Les données des consommateurs, nouvelle mine d’or de la grande distribution depuis l’avènement de l’e-commerce
AFP
Au passage en caisse ou sur les applications de courses, la grande distribution collecte des données sur ses clients, qui constituent désormais une précieuse source de revenus. Le phénomène n’est pas nouveau: les distributeurs ont toujours examiné les tickets de caisse pour adapter leur offre. Lorsqu’un client souscrit à une carte de fidélité, ils peuvent en plus relier ses achats à son nom, son âge ou encore son adresse.
Mais depuis l’avènement de l’e-commerce et d’outils de traitement de la donnée, votre supermarché ne sait plus seulement quelle marque de lait vous achetez et dans quel magasin, mais aussi combien de temps vous avez passé à hésiter sur les chips et si vous avez été exposé à une publicité avant de choisir vos yaourts bio. Il suffit d’avoir coché quelques cases lors de votre inscription et d’avoir accepté les « cookies », petits traceurs informatiques présents sur tous les sites. Les distributeurs disposent ainsi d’énormes bases de données de millions de profils clients et de milliards de transactions.
« Ils ont un volume et une diversité d’informations plus importants que d’autres très gros acteurs comme Amazon par exemple », indique à l’AFP Olivier Salomon, spécialiste de la distribution chez AlixPartners. Ces données sont utilisées pour s’adapter aux tendances du marché mais aussi et surtout pour présenter à chaque client des offres et des promotions personnalisées. Sur le site en ligne du supermarché que vous avez l’habitude de fréquenter, les produits achetés fréquemment sont automatiquement mis en avant et il est possible de bénéficier d’une réduction sur ces produits que les autres consommateurs ne verront pas. « Cela nous permet d’avoir des clients beaucoup plus fidèles », assure Elodie Perthuisot, directrice exécutive e-commerce, data et transformation digitale chez Carrefour.
« Un outil stratégique »
Ce service intéresse aussi les marques.
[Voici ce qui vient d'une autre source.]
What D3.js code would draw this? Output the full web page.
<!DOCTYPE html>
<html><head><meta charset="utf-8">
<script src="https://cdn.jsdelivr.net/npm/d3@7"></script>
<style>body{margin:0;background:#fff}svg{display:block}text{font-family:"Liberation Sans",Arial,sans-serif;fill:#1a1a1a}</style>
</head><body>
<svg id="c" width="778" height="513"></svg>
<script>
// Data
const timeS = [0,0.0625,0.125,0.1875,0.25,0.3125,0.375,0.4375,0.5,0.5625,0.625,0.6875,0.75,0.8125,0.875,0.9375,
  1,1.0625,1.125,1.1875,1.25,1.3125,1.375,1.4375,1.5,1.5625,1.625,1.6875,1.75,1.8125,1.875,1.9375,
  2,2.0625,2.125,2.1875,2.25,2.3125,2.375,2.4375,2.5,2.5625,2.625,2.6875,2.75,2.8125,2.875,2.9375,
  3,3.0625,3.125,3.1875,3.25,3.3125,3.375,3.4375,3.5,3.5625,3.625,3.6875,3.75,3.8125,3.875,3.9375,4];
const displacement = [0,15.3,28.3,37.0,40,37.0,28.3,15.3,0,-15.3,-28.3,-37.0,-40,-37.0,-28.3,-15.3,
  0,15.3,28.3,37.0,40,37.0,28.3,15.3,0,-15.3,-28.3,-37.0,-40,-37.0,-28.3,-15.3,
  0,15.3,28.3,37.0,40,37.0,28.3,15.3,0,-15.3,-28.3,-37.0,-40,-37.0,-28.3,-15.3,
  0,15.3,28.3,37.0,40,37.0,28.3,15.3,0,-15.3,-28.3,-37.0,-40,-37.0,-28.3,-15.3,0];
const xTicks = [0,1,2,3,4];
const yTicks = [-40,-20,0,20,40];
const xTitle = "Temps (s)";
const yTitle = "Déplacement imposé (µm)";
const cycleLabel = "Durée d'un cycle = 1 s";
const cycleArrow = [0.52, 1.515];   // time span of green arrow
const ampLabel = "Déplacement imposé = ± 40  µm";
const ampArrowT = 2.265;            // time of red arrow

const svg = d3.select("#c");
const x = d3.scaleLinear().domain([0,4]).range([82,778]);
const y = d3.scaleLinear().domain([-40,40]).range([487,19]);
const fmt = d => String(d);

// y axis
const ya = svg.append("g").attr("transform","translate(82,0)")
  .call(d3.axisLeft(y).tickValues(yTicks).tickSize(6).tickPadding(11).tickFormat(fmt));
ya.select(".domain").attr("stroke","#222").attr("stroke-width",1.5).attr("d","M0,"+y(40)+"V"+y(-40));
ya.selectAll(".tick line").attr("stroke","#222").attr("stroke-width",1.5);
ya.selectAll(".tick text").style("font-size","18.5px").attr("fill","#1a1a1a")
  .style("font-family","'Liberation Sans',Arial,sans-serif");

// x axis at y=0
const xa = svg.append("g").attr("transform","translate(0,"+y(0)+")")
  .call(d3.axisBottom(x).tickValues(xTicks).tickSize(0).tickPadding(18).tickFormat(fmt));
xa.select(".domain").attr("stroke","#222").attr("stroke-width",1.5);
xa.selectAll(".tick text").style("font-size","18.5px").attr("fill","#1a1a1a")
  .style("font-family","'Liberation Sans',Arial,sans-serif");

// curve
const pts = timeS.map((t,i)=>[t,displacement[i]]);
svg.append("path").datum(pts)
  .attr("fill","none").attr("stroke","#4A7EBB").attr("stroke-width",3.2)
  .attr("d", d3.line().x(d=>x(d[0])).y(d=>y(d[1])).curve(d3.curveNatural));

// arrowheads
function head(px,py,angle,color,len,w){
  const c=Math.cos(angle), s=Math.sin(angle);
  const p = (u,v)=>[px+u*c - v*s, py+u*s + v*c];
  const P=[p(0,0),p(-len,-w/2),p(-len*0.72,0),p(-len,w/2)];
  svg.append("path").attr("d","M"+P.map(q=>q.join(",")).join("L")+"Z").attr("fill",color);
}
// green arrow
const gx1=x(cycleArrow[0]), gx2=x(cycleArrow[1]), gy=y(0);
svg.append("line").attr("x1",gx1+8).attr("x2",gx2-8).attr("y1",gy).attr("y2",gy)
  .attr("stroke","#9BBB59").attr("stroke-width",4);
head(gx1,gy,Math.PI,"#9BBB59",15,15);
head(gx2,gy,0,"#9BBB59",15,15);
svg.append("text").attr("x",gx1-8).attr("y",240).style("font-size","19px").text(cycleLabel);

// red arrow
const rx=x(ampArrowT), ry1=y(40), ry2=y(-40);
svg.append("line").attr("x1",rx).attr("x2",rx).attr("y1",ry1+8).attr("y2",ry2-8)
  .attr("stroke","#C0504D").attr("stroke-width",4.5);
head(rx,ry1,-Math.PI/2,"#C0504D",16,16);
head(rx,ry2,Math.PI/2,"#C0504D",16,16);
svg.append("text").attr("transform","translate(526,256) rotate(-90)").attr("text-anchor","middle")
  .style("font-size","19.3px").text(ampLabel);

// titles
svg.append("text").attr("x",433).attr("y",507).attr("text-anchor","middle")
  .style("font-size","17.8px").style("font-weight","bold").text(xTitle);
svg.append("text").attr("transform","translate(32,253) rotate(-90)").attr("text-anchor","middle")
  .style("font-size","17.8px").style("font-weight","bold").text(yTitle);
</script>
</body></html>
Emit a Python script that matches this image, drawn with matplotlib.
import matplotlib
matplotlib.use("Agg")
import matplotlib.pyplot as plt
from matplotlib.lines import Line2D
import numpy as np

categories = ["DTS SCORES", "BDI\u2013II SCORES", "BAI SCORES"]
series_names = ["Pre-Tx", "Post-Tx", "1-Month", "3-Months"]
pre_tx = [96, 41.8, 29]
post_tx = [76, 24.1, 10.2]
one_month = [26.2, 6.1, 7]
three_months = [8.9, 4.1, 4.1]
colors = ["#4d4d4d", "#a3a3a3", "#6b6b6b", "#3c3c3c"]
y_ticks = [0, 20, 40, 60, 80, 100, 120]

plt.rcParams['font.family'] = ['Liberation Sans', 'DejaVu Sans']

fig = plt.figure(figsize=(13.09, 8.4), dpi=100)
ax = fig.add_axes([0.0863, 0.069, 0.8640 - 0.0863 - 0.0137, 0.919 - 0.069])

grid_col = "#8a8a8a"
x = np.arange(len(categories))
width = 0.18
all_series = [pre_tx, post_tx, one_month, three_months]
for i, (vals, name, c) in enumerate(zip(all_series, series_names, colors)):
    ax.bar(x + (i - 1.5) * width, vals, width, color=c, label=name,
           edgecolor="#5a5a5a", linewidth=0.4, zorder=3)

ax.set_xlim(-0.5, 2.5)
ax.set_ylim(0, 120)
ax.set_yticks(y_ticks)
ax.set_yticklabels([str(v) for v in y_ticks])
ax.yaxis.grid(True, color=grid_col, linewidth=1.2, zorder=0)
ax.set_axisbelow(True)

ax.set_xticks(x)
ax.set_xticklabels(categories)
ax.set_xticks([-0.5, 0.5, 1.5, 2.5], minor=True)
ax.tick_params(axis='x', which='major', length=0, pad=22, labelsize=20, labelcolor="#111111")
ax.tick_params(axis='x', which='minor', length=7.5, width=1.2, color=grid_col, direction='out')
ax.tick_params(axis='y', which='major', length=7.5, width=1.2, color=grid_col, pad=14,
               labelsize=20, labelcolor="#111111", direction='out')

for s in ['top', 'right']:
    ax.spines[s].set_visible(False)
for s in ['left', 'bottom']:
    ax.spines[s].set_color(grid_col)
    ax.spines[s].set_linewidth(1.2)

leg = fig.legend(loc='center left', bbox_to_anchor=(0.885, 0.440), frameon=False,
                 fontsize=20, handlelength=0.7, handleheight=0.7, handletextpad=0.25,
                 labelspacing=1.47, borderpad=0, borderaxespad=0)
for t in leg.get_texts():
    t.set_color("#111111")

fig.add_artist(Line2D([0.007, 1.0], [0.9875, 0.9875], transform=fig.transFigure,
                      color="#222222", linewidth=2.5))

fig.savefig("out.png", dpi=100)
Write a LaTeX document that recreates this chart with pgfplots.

Les distributeurs ont donc créé des régies publicitaires qui leur vendent des mots-clés et des espaces sur leurs sites d’e-commerce pour mettre en avant certains produits de manière personnalisée: c’est ce qu’on appelle le « retail media ». En faisant une recherche de papier-toilette par exemple, on trouvera sa marque préférée mise en avant mais aussi des recommandations d’autres marques similaires en bonne place, qui ont payé pour y être. Comme la publicité est directement sur le site d’achat, la carte bleue n’est jamais loin… « Tout l’enjeu est de faire en sorte que le produit soit bien adapté à la recherche », indique Cyril Bourgois, directeur de la transformation digitale de Casino et directeur général de RelevanC, la filiale « retail data » du groupe.
La régie publicitaire peut aussi organiser des campagnes ciblées sur les réseaux sociaux et en mesurer directement l’impact en magasin. « Notre objectif est de pouvoir réorienter les budgets marketing des marques », qui sont traditionnellement plutôt utilisés pour des campagnes à la télévision ou auprès de géants de la publicité en ligne comme Google, Facebook et Amazon, indique Elodie Perthuisot. Au premier semestre 2021, le « retail media » a généré près de 300 millions d’euros de recettes en France, +41% par rapport à l’an dernier. Les distributeurs tentent désormais de s’imposer sur ce secteur, en s’alliant avec d’autres sociétés ou en éditant leurs propres logiciels, comme Casino avec sa société RelevanC.
« C’est un outil stratégique pour le groupe […] et une activité à part entière », souligne Cyril Bourgois. RelevanC, qui a réalisé 55 millions d’euros de chiffre d’affaires en 2020, vend désormais ses solutions à d’autres distributeurs sous marque blanche. Une difficulté demeure pour ces entreprises selon Olivier Salomon: mesurer jusqu’où la personnalisation doit aller sans paraître intrusive pour le client. Toutes insistent en tout cas sur leur respect du règlement général de protection des données personnelles (RGPD): les consommateurs peuvent demander à tout moment à consulter les données recueillies et revenir sur leur consentement à les partager.